REQUIREMENTS
Check each line of the listing, and copy it if it contains the word "that".

RAW DATA
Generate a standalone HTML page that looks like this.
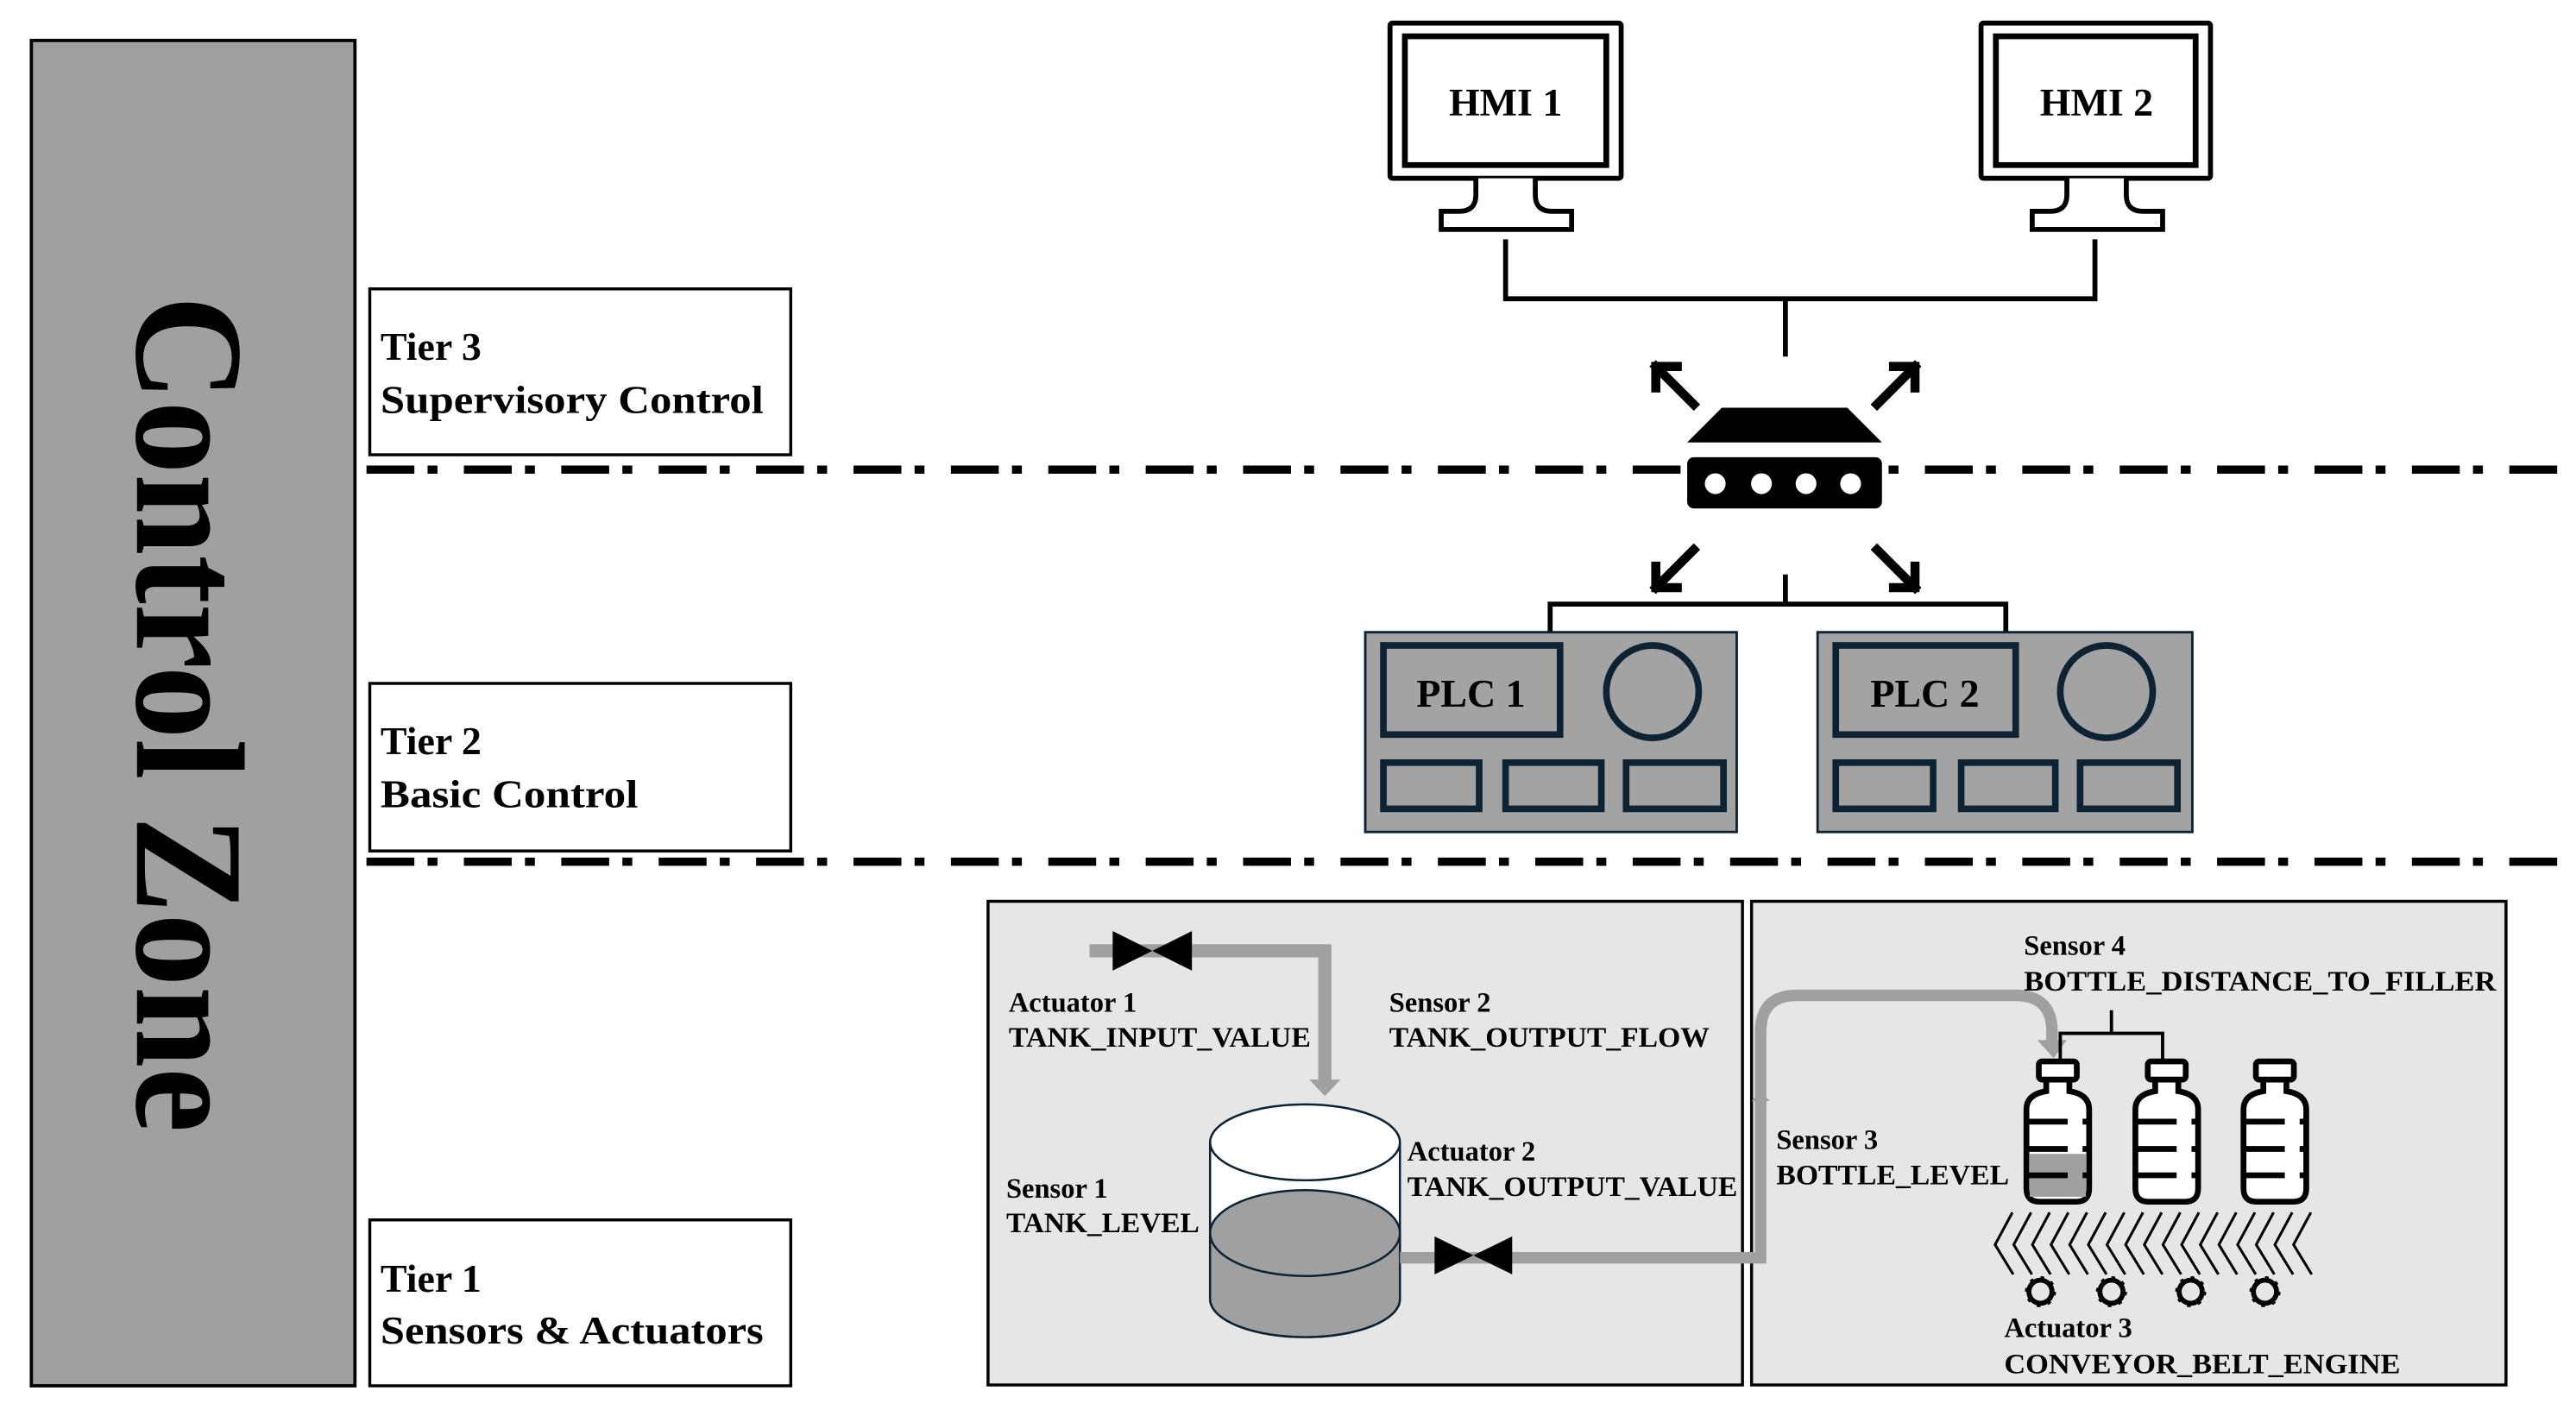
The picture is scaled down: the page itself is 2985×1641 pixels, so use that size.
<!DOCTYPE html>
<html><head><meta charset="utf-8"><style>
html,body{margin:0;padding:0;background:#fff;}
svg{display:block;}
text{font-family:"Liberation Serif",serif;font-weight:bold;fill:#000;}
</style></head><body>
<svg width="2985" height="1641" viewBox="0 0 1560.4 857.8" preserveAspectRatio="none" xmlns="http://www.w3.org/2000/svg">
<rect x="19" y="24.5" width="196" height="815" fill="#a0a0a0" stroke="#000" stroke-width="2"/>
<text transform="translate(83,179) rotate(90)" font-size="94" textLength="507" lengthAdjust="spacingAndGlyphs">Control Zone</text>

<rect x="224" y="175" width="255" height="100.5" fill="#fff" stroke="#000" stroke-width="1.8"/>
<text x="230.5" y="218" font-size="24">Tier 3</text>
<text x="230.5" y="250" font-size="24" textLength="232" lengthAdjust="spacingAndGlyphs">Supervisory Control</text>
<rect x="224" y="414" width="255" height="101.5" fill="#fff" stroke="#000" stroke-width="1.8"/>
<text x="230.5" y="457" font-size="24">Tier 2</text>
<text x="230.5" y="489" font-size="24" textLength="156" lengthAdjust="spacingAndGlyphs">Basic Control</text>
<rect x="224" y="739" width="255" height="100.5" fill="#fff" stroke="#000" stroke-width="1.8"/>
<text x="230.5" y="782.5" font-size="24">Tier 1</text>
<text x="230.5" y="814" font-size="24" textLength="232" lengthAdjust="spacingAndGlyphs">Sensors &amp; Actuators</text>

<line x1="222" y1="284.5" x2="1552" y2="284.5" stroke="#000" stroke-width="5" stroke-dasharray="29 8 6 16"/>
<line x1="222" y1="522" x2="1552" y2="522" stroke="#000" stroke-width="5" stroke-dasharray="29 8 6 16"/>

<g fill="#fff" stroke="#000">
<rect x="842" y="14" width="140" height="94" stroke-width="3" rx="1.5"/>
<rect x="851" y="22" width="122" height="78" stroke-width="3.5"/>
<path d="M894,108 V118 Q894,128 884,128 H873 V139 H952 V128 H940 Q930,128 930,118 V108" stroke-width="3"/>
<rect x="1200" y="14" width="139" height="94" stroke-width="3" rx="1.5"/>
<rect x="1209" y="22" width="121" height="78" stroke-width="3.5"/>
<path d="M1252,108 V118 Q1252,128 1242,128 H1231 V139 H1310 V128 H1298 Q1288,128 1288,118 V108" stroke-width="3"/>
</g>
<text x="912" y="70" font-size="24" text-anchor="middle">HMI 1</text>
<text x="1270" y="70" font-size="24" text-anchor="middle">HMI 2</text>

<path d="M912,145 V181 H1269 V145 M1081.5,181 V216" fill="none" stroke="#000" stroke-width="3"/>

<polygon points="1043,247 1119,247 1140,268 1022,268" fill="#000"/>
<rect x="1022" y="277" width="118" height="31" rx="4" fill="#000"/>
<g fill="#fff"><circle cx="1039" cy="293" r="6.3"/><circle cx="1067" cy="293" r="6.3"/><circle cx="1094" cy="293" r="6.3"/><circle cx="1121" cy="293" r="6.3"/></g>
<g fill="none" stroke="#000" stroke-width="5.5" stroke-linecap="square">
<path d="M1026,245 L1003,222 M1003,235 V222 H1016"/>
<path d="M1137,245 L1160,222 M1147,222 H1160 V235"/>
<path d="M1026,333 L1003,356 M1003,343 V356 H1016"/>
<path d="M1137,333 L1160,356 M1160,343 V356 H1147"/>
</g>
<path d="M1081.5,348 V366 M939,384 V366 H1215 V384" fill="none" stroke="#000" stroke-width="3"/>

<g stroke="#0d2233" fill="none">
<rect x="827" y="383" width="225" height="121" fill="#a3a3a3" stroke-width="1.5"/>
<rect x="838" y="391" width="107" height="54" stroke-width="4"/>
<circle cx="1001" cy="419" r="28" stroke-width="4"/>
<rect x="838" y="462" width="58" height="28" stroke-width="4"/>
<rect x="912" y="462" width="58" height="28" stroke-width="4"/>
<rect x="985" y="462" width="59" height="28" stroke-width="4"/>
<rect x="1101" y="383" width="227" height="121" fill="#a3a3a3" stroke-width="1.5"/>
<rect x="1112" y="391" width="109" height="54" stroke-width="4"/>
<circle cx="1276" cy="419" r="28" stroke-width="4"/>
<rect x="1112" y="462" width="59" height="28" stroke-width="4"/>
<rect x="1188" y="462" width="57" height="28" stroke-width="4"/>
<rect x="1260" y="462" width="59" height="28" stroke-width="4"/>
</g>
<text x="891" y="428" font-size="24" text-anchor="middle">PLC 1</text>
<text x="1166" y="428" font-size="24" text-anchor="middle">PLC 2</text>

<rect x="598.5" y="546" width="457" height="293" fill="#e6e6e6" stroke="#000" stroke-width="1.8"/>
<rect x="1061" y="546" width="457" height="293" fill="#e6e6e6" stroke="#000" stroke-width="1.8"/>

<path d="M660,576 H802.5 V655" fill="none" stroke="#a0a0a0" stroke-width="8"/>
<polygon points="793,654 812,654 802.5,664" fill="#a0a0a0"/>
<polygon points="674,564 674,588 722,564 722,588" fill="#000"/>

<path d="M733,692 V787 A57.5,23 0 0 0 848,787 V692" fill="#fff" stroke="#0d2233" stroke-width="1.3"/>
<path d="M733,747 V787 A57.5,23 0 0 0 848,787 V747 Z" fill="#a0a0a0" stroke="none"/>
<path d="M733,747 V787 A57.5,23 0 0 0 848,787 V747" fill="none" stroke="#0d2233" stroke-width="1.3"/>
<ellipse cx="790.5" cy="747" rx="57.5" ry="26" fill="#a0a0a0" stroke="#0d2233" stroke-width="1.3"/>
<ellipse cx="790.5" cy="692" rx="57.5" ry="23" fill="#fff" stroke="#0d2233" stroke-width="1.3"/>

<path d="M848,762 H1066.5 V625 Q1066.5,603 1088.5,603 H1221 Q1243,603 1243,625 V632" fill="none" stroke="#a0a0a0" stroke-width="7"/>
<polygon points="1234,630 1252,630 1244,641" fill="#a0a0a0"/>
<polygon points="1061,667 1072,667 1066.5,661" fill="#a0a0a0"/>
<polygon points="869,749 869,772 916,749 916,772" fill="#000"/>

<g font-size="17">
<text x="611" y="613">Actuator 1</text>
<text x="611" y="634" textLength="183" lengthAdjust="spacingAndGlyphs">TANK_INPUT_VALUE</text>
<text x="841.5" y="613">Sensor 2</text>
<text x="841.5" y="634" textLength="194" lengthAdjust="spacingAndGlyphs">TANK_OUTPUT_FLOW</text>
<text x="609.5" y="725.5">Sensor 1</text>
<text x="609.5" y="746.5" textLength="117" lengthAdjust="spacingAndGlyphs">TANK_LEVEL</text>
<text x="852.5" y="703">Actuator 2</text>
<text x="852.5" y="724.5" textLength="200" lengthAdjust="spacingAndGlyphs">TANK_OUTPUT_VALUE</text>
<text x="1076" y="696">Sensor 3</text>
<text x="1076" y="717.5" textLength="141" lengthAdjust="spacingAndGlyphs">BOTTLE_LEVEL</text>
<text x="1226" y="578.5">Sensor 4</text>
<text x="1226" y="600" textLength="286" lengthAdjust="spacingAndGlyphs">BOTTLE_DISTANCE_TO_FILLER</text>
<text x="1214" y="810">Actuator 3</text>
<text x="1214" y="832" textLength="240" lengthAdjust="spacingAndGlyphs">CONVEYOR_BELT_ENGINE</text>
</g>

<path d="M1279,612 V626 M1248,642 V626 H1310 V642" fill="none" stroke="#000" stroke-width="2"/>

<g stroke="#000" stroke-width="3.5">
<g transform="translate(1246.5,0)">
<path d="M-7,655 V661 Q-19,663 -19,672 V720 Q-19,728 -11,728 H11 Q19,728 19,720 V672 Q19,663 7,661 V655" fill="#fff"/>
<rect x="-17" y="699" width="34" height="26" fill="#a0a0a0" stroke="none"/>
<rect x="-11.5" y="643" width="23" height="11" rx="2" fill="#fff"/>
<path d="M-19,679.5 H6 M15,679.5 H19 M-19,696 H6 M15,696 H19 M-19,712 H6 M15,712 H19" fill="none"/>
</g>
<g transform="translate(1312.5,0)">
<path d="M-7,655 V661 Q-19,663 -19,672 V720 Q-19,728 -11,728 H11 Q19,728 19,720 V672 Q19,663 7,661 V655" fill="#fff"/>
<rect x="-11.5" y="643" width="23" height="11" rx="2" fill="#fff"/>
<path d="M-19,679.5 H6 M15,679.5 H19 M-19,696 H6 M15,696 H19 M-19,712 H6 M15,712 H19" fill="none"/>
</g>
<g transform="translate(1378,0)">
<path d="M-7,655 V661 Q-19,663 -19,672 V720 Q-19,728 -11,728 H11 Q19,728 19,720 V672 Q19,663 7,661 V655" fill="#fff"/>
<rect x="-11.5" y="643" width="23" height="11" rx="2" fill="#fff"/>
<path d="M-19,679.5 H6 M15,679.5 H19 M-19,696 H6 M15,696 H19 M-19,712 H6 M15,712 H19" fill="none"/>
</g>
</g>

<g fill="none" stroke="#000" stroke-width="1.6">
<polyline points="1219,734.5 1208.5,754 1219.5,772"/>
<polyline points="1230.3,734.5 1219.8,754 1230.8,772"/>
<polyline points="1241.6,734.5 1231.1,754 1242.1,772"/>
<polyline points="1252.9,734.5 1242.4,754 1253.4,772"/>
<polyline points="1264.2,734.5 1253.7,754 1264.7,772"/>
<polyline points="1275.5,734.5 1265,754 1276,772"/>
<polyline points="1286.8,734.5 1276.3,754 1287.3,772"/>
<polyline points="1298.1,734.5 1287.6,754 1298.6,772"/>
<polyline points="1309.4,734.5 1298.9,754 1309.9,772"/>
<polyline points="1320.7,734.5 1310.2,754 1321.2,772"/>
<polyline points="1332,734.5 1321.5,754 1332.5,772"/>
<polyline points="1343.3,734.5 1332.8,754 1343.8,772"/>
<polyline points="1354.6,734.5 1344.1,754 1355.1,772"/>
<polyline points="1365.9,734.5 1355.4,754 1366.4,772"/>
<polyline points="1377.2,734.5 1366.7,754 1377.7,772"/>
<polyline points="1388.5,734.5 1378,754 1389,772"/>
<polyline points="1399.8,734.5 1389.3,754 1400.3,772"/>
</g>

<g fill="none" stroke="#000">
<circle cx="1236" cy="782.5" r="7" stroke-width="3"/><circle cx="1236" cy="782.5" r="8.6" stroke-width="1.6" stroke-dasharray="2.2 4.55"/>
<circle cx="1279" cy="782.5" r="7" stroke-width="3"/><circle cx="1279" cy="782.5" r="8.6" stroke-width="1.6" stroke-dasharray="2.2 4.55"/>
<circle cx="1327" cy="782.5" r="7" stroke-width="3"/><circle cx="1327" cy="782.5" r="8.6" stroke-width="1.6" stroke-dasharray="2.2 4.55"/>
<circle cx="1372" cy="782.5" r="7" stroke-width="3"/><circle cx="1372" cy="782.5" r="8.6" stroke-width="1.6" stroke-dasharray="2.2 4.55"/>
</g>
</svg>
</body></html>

THE COMPLETED TASK
Generate a standalone HTML page that looks like this.
The picture is scaled down: the page itself is 2985×1641 pixels, so use that size.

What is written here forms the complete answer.